Despite the common sense view that the Apple case court ruling means Ireland is not a tax haven, the reality is actually the opposite. In defending the case the Irish government was able to provide a list of up to nine other companies that had also availed of versions of the Double Irish. So no exceptional state aid but a general tax avoidance scheme for multinationals.

Another common sense argument put forward is that these profits had been made elsewhere in the EU and so Ireland would not have benefitted from the €13 billion; this money would be split among all those countries where the profits had been made. But this raises the question as to why profits are funnelled through Ireland – unless there is some (tax) benefit to the Apple.

So, the manner in which the Irish government chose to argue against collecting Apple billions actually illustrates how Ireland is a tax haven, despite the rhetoric.

Socialist Arguments 

As socialists we need to engage on the political/ideological level when it comes to tax avoidance in general, including corporate taxes. Our agitation over the past decade has been to highlight that even by the paltry ambitions of the Irish state (i.e. the second lowest headline CT rate in the EU) the corporations are still not contributing, with effective rates, in the main, between 4-6 per cent.

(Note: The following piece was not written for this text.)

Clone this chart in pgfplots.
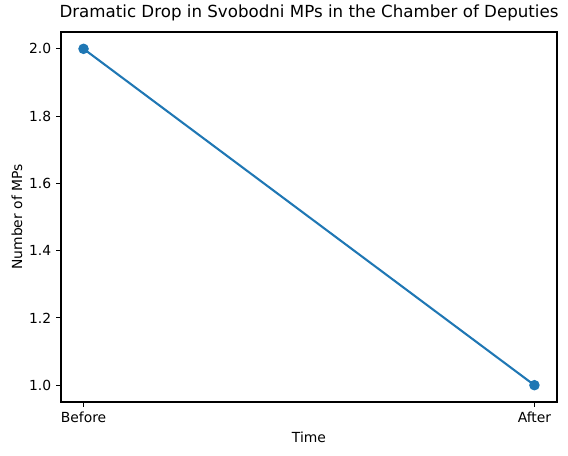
\documentclass[border=0pt]{standalone}
\usepackage{fontspec}
\setmainfont{DejaVu Sans}
\usepackage{pgfplots}
\pgfplotsset{compat=1.18}
\definecolor{mplblue}{HTML}{1F77B4}
\begin{document}
\begin{tikzpicture}
\begin{axis}[
    scale only axis,
    width=357.1pt, height=266.4pt,
    xmin=-0.05, xmax=1.05,
    ymin=0.95, ymax=2.05,
    xtick={0,1}, xticklabels={Before,After},
    ytick={1.0,1.2,1.4,1.6,1.8,2.0},
    yticklabel style={/pgf/number format/.cd,fixed,fixed zerofill,precision=1},
    /pgf/number format/assume math mode=true,
    tick align=outside,
    major tick length=3.5pt,
    tick style={black, line width=0.8pt},
    axis line style={line width=0.8pt},
    xtick pos=bottom, ytick pos=left,
    ticklabel style={font=\fontsize{10}{12}\selectfont},
    label style={font=\fontsize{10}{12}\selectfont},
    xlabel={Time}, ylabel={Number of MPs},
    xlabel style={at={(axis description cs:0.5,-0.095)}, anchor=center},
    ylabel style={at={(axis description cs:-0.089,0.5)}, anchor=center, rotate=0},
    title={Dramatic Drop in Svobodni MPs in the Chamber of Deputies},
    title style={font=\fontsize{12}{14}\selectfont, at={(axis description cs:0.5,1.030)}, anchor=center},
    clip=false,
]
\addplot[color=mplblue, line width=1.5pt, mark=*, mark size=3pt, mark options={fill=mplblue, draw=mplblue}] coordinates {
    (0,2) (1,1)
};
\end{axis}
\pgfresetboundingbox
\path (-43.92pt,-38.16pt) rectangle (365.04pt,289.44pt);
\end{tikzpicture}
\end{document}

Corporations benefit enormously from the public infrastructure and skilled workforce in this country – corporation tax is the main way they contribute towards the cost of these social goods. Avoiding tax and paying effective rates of 1% or less means that others are paying for the infrastructure and educated workforce they use.

We also have no illusions in the actions or motivations of the EU. The EU is not a progressive organisation trying to make “bad” corporations pay their fair share. The Apple case and state aid rules show it was not tax avoidance that was their main concern but free-market fundamentalism of trying to make the common market work.

Ultimately who pays taxes, how much and what the money is spent on are political decisions and reflect the balance of class forces during any period. Tax is an instrument of class struggle. The past four decades have seen our rulers shift the tax burden from progressive tax forms (such as income tax) to regressive tax forms (such as VAT).

It is here that the tax avoidance measures for corporations mean the burden of paying for the remaining public infrastructure and services falls increasingly not on the corporate finance providers but on the working population in the country.

All this brings to mind the blatantly honest quote from Warren Buffet in 2006:

“There’s class warfare, all right, but it’s my class, the rich class, that’s making war, and we’re winning”.

In the first instance, our response must be to engage in this class war by understanding and popularising the idea that current tax policy and practices are political decisions made by the wealthy in benefit of the wealthy.